Nam June Paik Video Tower Lives Again

Installation view of NAM JUNE PAIK’s 18.5-meter-tall television tower The More, The Better (1988) at National Museum of Modern and Contemporary Art (MMCA), Gwacheon. Courtesy MMCA

A giant 18.5-meter-tall tower of 1,003 stacked televisions flickered back to life in the main atrium of the National Museum of Modern and Contemporary Art (MMCA) in Gwacheon, South Korea. MMCA restorers began a six-month test run of the massive monument of screens by video-art pioneer Nam June Paik, aptly titled The More, The Better (1988), on January 17, initially running the artwork for two hours each day through January 28.

The largest Nam June Paik video installation in the world, The More, The Better has been undergoing a thorough restoration after it was shut down completely in 2018. The installation had been beleaguered by technical problems since at least 2003, and was frequently turned off for maintenance.

The restoration project required the repair of 735 vintage monitors and the replacement of 268 small 15- and 25-centimeter cathode-tube monitors at the top of the spiraling column with LCD displays.
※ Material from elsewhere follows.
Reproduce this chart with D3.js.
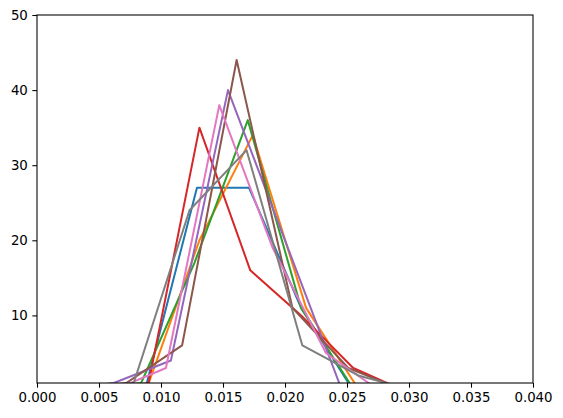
<!DOCTYPE html>
<html>
<head>
<meta charset="utf-8">
<script src="https://cdn.jsdelivr.net/npm/d3@7"></script>
<style>
    body { margin: 0; background: #fff; }
    svg { display: block; }
    .tick text { font-family: "DejaVu Sans", sans-serif; font-size: 13.33px; fill: #000; }
</style>
</head>
<body>
<div id="chart"></div>
<script>
// bin centres and counts for each run
const blueX   = [0.0045, 0.0087, 0.0129, 0.0171, 0.0213, 0.0255, 0.0297];
const blueY   = [0, 0, 27, 27, 11, 0, 0];
const orangeX = [0.0045, 0.0088, 0.0131, 0.0174, 0.0217, 0.0260];
const orangeY = [0, 0, 20, 34, 11, 0];
const greenX  = [0.0041, 0.0084, 0.0127, 0.0170, 0.0213, 0.0256];
const greenY  = [0, 1, 17, 36, 11, 0];
const redX    = [0.0049, 0.0090, 0.0131, 0.0172, 0.0213, 0.0255, 0.0296];
const redY    = [0, 1, 35, 16, 10, 3, 0];
const purpleX = [0.0016, 0.0062, 0.0108, 0.0154, 0.0200, 0.0246];
const purpleY = [0, 1, 4, 40, 20, 0];
const brownX  = [0.0027, 0.0072, 0.0117, 0.0161, 0.0206, 0.0251, 0.0296];
const brownY  = [0, 1, 6, 44, 11, 3, 0];
const pinkX   = [0.0061, 0.0104, 0.0147, 0.0190, 0.0233, 0.0276];
const pinkY   = [0, 3, 38, 19, 5, 0];
const grayX   = [0.0033, 0.0078, 0.0123, 0.0169, 0.0214, 0.0259, 0.0304];
const grayY   = [0, 1, 24, 32, 6, 2, 0];

const xTicks = [0, 0.005, 0.01, 0.015, 0.02, 0.025, 0.03, 0.035, 0.04];
const yTicks = [10, 20, 30, 40, 50];

const series = [
    {x: blueX,   y: blueY,   color: "#1f77b4"},
    {x: orangeX, y: orangeY, color: "#ff7f0e"},
    {x: greenX,  y: greenY,  color: "#2ca02c"},
    {x: redX,    y: redY,    color: "#d62728"},
    {x: purpleX, y: purpleY, color: "#9467bd"},
    {x: brownX,  y: brownY,  color: "#8c564b"},
    {x: pinkX,   y: pinkY,   color: "#e377c2"},
    {x: grayX,   y: grayY,   color: "#7f7f7f"}
];

const width = 563, height = 418;
const margin = {top: 15, right: 30, bottom: 35, left: 37};

let svg = d3.select("#chart")
    .append("svg")
    .attr("width", width)
    .attr("height", height);

let x = d3.scaleLinear()
    .domain([0, 0.04])
    .range([margin.left, width - margin.right]);

let y = d3.scaleLinear()
    .domain([1, 50])
    .range([height - margin.bottom, margin.top]);

svg.append("clipPath")
    .attr("id", "plot-area")
    .append("rect")
    .attr("x", margin.left)
    .attr("y", margin.top)
    .attr("width", x.range()[1] - x.range()[0])
    .attr("height", y.range()[0] - y.range()[1]);

let line = d3.line()
    .x(d => x(d[0]))
    .y(d => y(d[1]));

svg.append("g")
    .attr("clip-path", "url(#plot-area)")
    .selectAll("path")
    .data(series)
    .enter().append("path")
    .attr("d", s => line(s.x.map((v, i) => [v, s.y[i]])))
    .attr("fill", "none")
    .attr("stroke", s => s.color)
    .attr("stroke-width", 2)
    .attr("stroke-linejoin", "round");

// axes
let xAxis = svg.append("g")
    .attr("transform", `translate(0,${height - margin.bottom})`)
    .call(d3.axisBottom(x).tickValues(xTicks).tickFormat(d3.format(".3f")).tickSizeOuter(0).tickSize(4.67).tickPadding(4.5));

let yAxis = svg.append("g")
    .attr("transform", `translate(${margin.left},0)`)
    .call(d3.axisLeft(y).tickValues(yTicks).tickFormat(d3.format("d")).tickSizeOuter(0).tickSize(4.67).tickPadding(4.5));

svg.selectAll(".domain").remove();
svg.selectAll(".tick line").attr("stroke", "#000").attr("stroke-width", 1.07);

// frame
svg.append("rect")
    .attr("x", margin.left)
    .attr("y", margin.top)
    .attr("width", x.range()[1] - x.range()[0])
    .attr("height", y.range()[0] - y.range()[1])
    .attr("fill", "none")
    .attr("stroke", "#000")
    .attr("stroke-width", 1.07);
</script>
</body>
</html>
MMCA conservators worked closely with colleagues at museums including the Whitney Museum of American Art in New York, which houses Paik’s Fin de Siècle II (1989), a video tower of 207 cathode-ray monitors that underwent an eight-year renovation.

At a symposium organized by the MMCA last November, technician Lee Jung-sung, who worked with Paik on the video tower, noted that while many might be unhappy about the replacement of original monitors with LCD screens, there is no rule book for the conservation of such new-media works, as the technology was limited when the tower was first constructed.

On the 90th anniversary of Paik’s birth, MMCA plans an archival exhibition about The More, The Better for June, ahead of a group exhibition in November, titled “Nam June Paik Effect.” The latter will feature artists influenced by the South Korea-born artist, whose experiments with new-media technologies, from video art and music to fax art and early internet art, intersected with the avant-garde music and art scenes in Europe and the United States.

After January 28, operating hours of The More, The Better will be gradually extended as testing continues.